With development, growth and better education, Mr Abdi said, the world will soon take notice. “We should first clean our house. We will continue to build our country in different fields to convince members of the United Nations to recognise and co-operate with us,” he said.
The president acknowledged that peace with Somalia would only emerge with negotiation. “We are sure that one day we will be recognised by Somalia themselves, as Ethiopia did with Eritrea,” he said.
The two sides had been expected to resume talks in March, but with the signing of the Berbera port deal, which bypassed Somalia, negotiations have faltered.
The Somali parliament in Mogadishu, which claims sovereignty over Somaliland, declared the move “null and void” in March, causing its relationship with Hargeisa to sour. Meanwhile, Somali President Mohamed Abdullahi Mohamed argued that only his government can sign such agreements.
“He cannot control us, he cannot come here, he cannot have any impact on the expansion of Berbera port,” said Mr Abdi of his Somali counterpart.
The UAE has strong ties with Somaliland and nearby Puntland — a semi-autonomous Somali state where DP World runs the Bosaso port — but is engaged in a diplomatic dispute with Somalia, whose central government has found itself unable — due to conflict and economic collapse — to provide for its regions.
Overrun by violence and extremism and lacking investment, many Somali states have been sucked into the ongoing Qatar dispute, which began in June 2017 when the UAE, Saudi Arabia, Bahrain and Egypt severed ties with Doha.
The UAE and Turkey — an ally of Qatar — are among the largest investors in Somalia. While the UAE is most active in Puntland and Somaliland — where it also operates a military base — Ankara operates a port and enormous military facility in Mogadishu, throwing into question the central government’s promise to remain neutral in the dispute.
In April, the Somali army seized a UAE plane carrying $9.6m destined for the Puntland Maritime Police Force, trained and financed by the Emirates since 2014. As the UAE began pulling its support in response, Doha donated 30 buses and two cranes to city officials in Mogadishu.

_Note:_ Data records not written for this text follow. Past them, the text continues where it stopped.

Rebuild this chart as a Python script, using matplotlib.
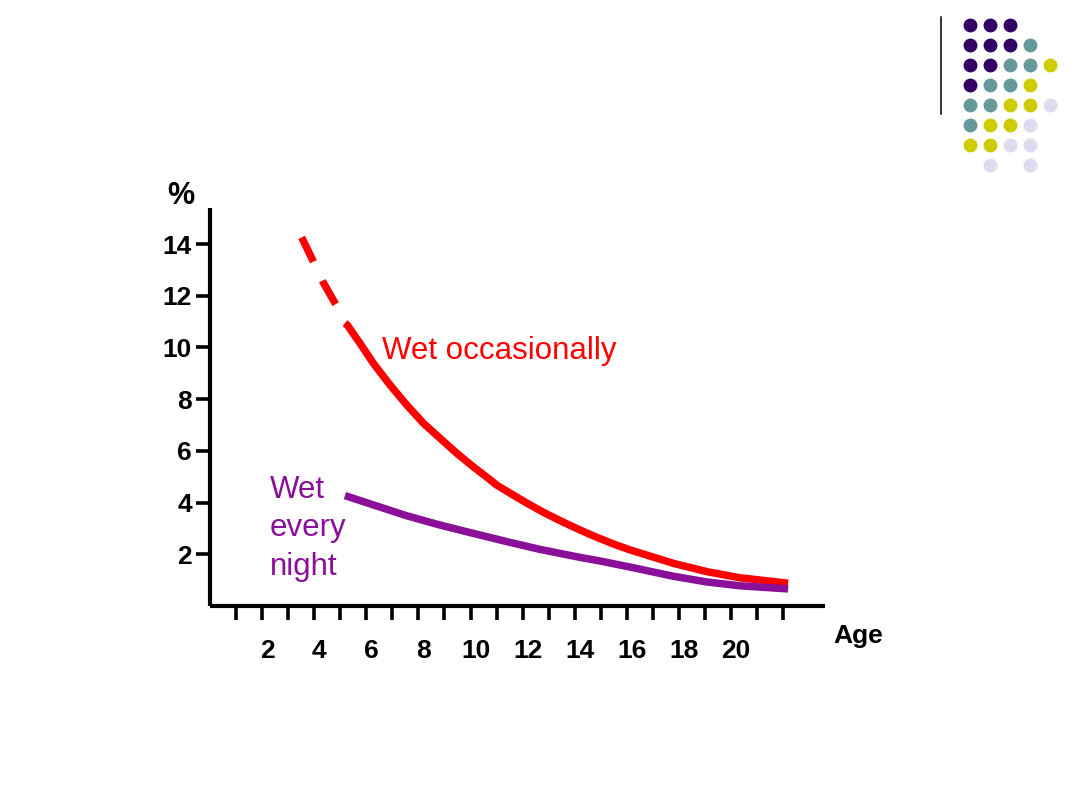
import matplotlib
matplotlib.use("Agg")
import matplotlib.pyplot as plt
import matplotlib.transforms as mtransforms
from matplotlib.lines import Line2D

plt.rcParams['font.family'] = ['Liberation Sans', 'DejaVu Sans']

# red curve, dashed start (age, %)
red_dash_age = [3.52, 3.97, 4.33, 4.86, 5.18]
red_dash_pct = [14.26, 13.32, 12.55, 11.61, 10.94]

# red curve, solid part
red_age = [5.18, 5.27, 5.76, 6.27, 6.91, 7.55, 8.19, 8.83, 9.47, 10.10,
           10.68, 11.00, 11.64, 12.28, 12.92, 13.56, 14.20, 14.84, 15.48,
           16.12, 16.76, 17.78, 19.06, 20.34, 22.19]
red_pct = [10.94, 10.87, 10.16, 9.39, 8.55, 7.78, 7.07, 6.49, 5.91, 5.39,
           4.94, 4.68, 4.29, 3.91, 3.56, 3.24, 2.94, 2.66, 2.40,
           2.17, 1.97, 1.65, 1.33, 1.09, 0.88]

# purple curve
purple_age = [5.18, 6.27, 7.55, 8.83, 10.10, 11.39, 12.66, 14.20, 14.97,
              16.24, 17.78, 19.06, 20.34, 22.19]
purple_pct = [4.27, 3.91, 3.49, 3.13, 2.81, 2.49, 2.19, 1.88, 1.74,
              1.48, 1.15, 0.93, 0.78, 0.66]

x_ticks = list(range(1, 23))
x_labels = [str(t) if t % 2 == 0 and t <= 20 else '' for t in x_ticks]
y_ticks = [2, 4, 6, 8, 10, 12, 14]

# decoration dots, rows top to bottom: P purple, T teal, Y yellow, L lavender
dot_rows = ["PPP  ",
            "PPPT ",
            "PPTTY",
            "PTTY ",
            "TTYYL",
            "TYYL ",
            "YYLL ",
            " L L "]
dot_colors = {'P': '#330066', 'T': '#669999', 'Y': '#cccc00', 'L': '#dcdcee'}

RED = '#ff0000'
PURPLE = '#8a0f99'
LW = 5.4

fig = plt.figure(figsize=(10.8, 8.1), dpi=100)
ax = fig.add_axes([0.1944, 0.2519, 0.5694, 0.4914])

ax.plot(red_dash_age, red_dash_pct, color=RED, lw=LW,
        linestyle=(0, (3.6, 2.8)), dash_capstyle='butt')
ax.plot(red_age, red_pct, color=RED, lw=LW, solid_capstyle='butt',
        solid_joinstyle='round')
ax.plot(purple_age, purple_pct, color=PURPLE, lw=LW, solid_capstyle='butt',
        solid_joinstyle='round')

ax.set_xlim(0, 23.6)
ax.set_ylim(0, 15.4)
for side in ['top', 'right']:
    ax.spines[side].set_visible(False)
for side in ['left', 'bottom']:
    ax.spines[side].set_linewidth(3.0)
    ax.spines[side].set_capstyle('butt')

ax.set_xticks(x_ticks)
ax.set_xticklabels(x_labels)
ax.set_yticks(y_ticks)
ax.tick_params(axis='both', direction='out', length=10, width=2.6,
               labelsize=19)
ax.tick_params(axis='x', pad=14)
ax.tick_params(axis='y', pad=3)
for lab in ax.get_xticklabels() + ax.get_yticklabels():
    lab.set_fontweight('bold')
shift = mtransforms.ScaledTranslation(0.05, 0, fig.dpi_scale_trans)
for lab in ax.get_xticklabels():
    lab.set_transform(lab.get_transform() + shift)

ax.text(-1.1, 15.85, '%', fontsize=22, fontweight='bold',
        ha='center', va='center', clip_on=False)
ax.text(24.87, -1.16, 'Age', fontsize=19, fontweight='bold',
        ha='center', va='center', clip_on=False)

ax.text(6.6, 9.85, 'Wet occasionally', color=RED, fontsize=22.5,
        ha='left', va='center')
ax.text(2.3, 3.0, 'Wet\nevery\nnight', color=PURPLE, fontsize=22.5,
        ha='left', va='center', linespacing=1.36)

# decoration in the top right corner
deco = fig.add_axes([0.8889, 0.78395, 0.09259, 0.19753])
for r, row in enumerate(dot_rows):
    for c, ch in enumerate(row):
        if ch != ' ':
            deco.scatter(c, r, s=100, color=dot_colors[ch], linewidths=0)
deco.set_xlim(-0.5, 4.5)
deco.set_ylim(7.5, -0.5)
deco.axis('off')

fig.add_artist(Line2D([0.871, 0.871], [0.859, 0.979], color='black', lw=1.1,
                      transform=fig.transFigure))

fig.savefig('out.png', dpi=100)
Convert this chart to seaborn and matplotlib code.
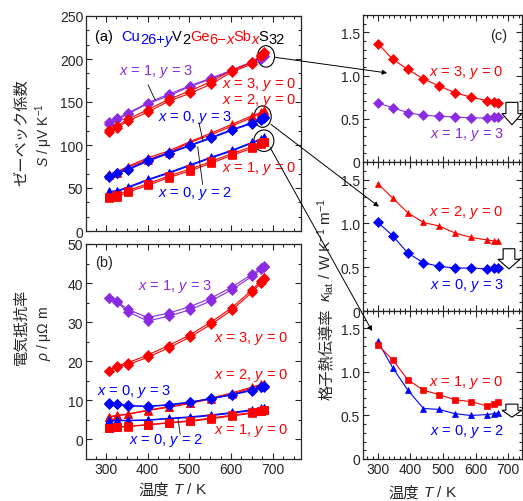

In an exclusive interview with The National in April, Puntland President Abdiwele Mohamed Ali implored the UAE to remain engaged, declaring: “Mogadishu is not Somalia and Somalia is not Mogadishu.”
As Somaliland pushes for official independence, centred around the DP World Berbera port, it appears any hope of a reconciliation with Somalia has been dashed.
Mr Abdi declined to comment on whether the UAE would act as a sponsor for Somaliland’s independence bid, as the United States did for South Sudan in 2011, by lobbying other nations to recognise it.
In recent years the UAE has pursued peace and prosperity in the Horn, which straddles the Red Sea and the Gulf of Aden — vital shipping routes which have come under threat from pirates in the past and more recently Houthi rebels in Yemen.
Abu Dhabi took an active role in helping to broker a peace deal between Ethiopia and Eritrea in July, following two decades of war, and in June pledged Dh11bn in economic aid to Ethiopia, which is undergoing sweeping reforms under dynamic new prime minister Abiy Ahmed.
There was no Somali representation at the official port signing ceremony on Thursday, although representatives from Djibouti, Ethiopia and the EU were present.
“They are not invited, they are not welcome,” Mubarak Ismail Taani, First Secretary of the President of Somaliland, told The National. “It is a crime, according to our laws, for Somalis to come to Somaliland.”